Amerika'nın patronluğuna geldiği günden bugüne kadar Başkan Trump güven vermiyor. Ne Amerikan halkı, ne de diğer ülkeler Trump'a dikkat edilecek olursa çok mesafeli duruyor.

Amerika'nın birçok bölgesinde Trump karşıtlarının zaman zaman protesto gösterileri yapması, ellerinde pankartlar taşıması ve "Trump'u istemiyoruz" demeleri de önemsenmelidir.

Özetle Amerikan halkı bile Trump'tan rahatsızlık duyuyor. Bu rahatsızlığını her geçen gün halka halka büyümekte olduğunu da görmekteyiz.

Daha açık söyleyelim:

Amerika'yı Trump değil, derin devlet yönetiyor. Askerler ve asker kökenliler politika çiziyor, neredeyse Başkanı geri plana itiyorlar.

Birçok siyasi analist, Trump'un gününü doldurmadan gidebileceğini bile söylemekten kaçınmıyor.

Söylediği sözlerdeki istikrarsızlık, ani çıkışlar ve verdiği kararlar sanki Amerika'yı bilinmeyen derinliklere sürüklüyor görüntüsü veriyor. Zaten Trump'un seçilmesinden sonra yapılan bazı kamuoyu araştırmaları, Trump'un ülkede sevilmediğini ve Amerika'yı yönetecek güçte olmadığını da ortaya koyuyor.
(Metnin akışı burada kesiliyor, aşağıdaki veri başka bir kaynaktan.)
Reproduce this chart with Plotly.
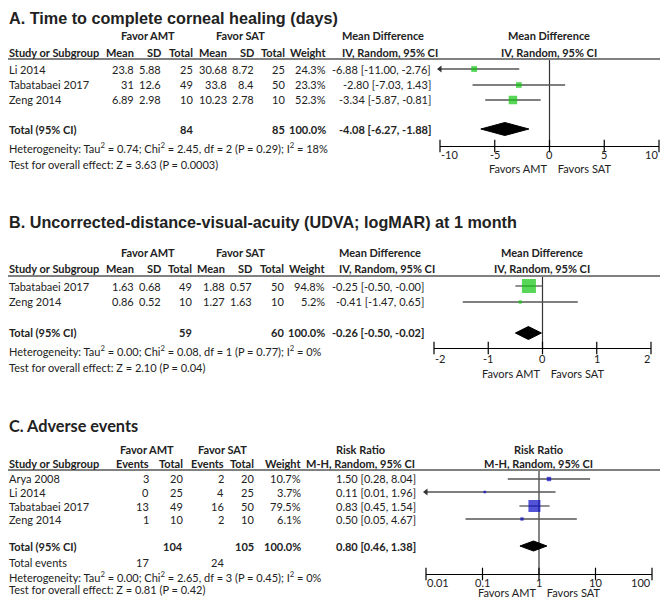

Konunun bizi ilgilendiren tarafına gelince:

Trump ve ekibi göreve geldiğinde Türkiye-Amerika ilişkileri daha da gerginleşti. Özellikle Suriye'deki terör örgütü PKK/ PYD'ye silah yağdıran, Türkiye'nin itirazları ve baskıları sonunda "Artık silah desteği vermeyeceğiz" denilmesine rağmen, bugün halen bu örgütlere silah yağdırılması Trump ve yönetiminin acizliği, çıkmazı ve istikrasızlığından başka bir şey değildir.

Kendi çıkarlarının dışında hiçbir şey düşünülmüyor. Türkiye gibi bölgedeki en güçlü devleti bile devreden çıkarabilme cesaretini göze alabiliyorlar.

İsrail'in güvenliği ve yayılmacı politikalarının devamı için Amerika'nın her şeyi yapabileceğini de görmekteyiz.

Kuzey Irak'taki gelişmeler, Suriye'deki PKK/ YPG yapılaşmasındaki hızlanmanın ana hedefinde İsrail gerçeğini görmezden gelemeyiz.

Her konuda Türkiye'ye övgü yağdıran, sırtımızı sıvazlayan Başkan Trump, yine dikkat edilecek olursa bildiğini okumakta ve gözlerimizin içine baka baka terörist gruplarla ittifak içine girebilmektedir.

Bizi ilgilendiren ve güvenliğimiz açısından sıkıntılar yaşadığımız hiçbir konuda çözüm getirmeyen bu dost ve müttefik görünümlü ülke ile ileriye bakabilir miyiz?

Cumhurbaşkanı Erdoğan'ın her görüşmesinden sonra Trump'tan beklentilerimize olumlu yaklaşımların olmaması da Başkan'a güvenilmemesi gerektiği görüşlerimizi güçlendirmektedir.

Trump konusu sadece Türkiye'nin sorunu değildir. Birçok ülkede de Başkan'a karşı bir güvensizlik ve bir ileriyi görememe durumları var. Batı'da bile son günlerde Trump'un eleştirildiğini izliyoruz.

Şunu da ekleyelim:

Türkiye'de de gerek Trump ve gerekse Amerika'ya karşı tepkilerin çığ gibi büyümekte olduğu gerçeğini görüyoruz. Son yapılan kamuoyu anketlerinde Amerika karşıtlarının sayısı yüzde 67 olarak gösteriliyor.

Geçenlerde Hürriyet Gazetesi'nde Ahmet Hakan, Trump ile ilgili ilginç ve güzel bir yazı yazmış. "Trump'un stili" başlığı altındaki bu kısa yazıda Ahmet Hakan Başkan Trump'un durumunu öylesine çarpıcı biçimde ortaya koymuş ki, bakın Başkan için neler diyor:

- Yüze gülüyor... Arkadan bildiğini yapıyor.
*
- "Aslansın, kaplansın" diyor... Anında unutuyor.
*
- Övüyor, yüceltiyor... Parayla silah bile vermiyor.
*
- "Üzgünüm" falan diyor... İki dakika sonra sırıtıyor.

 Trump için başka bir şey söylemeye gerek var mı?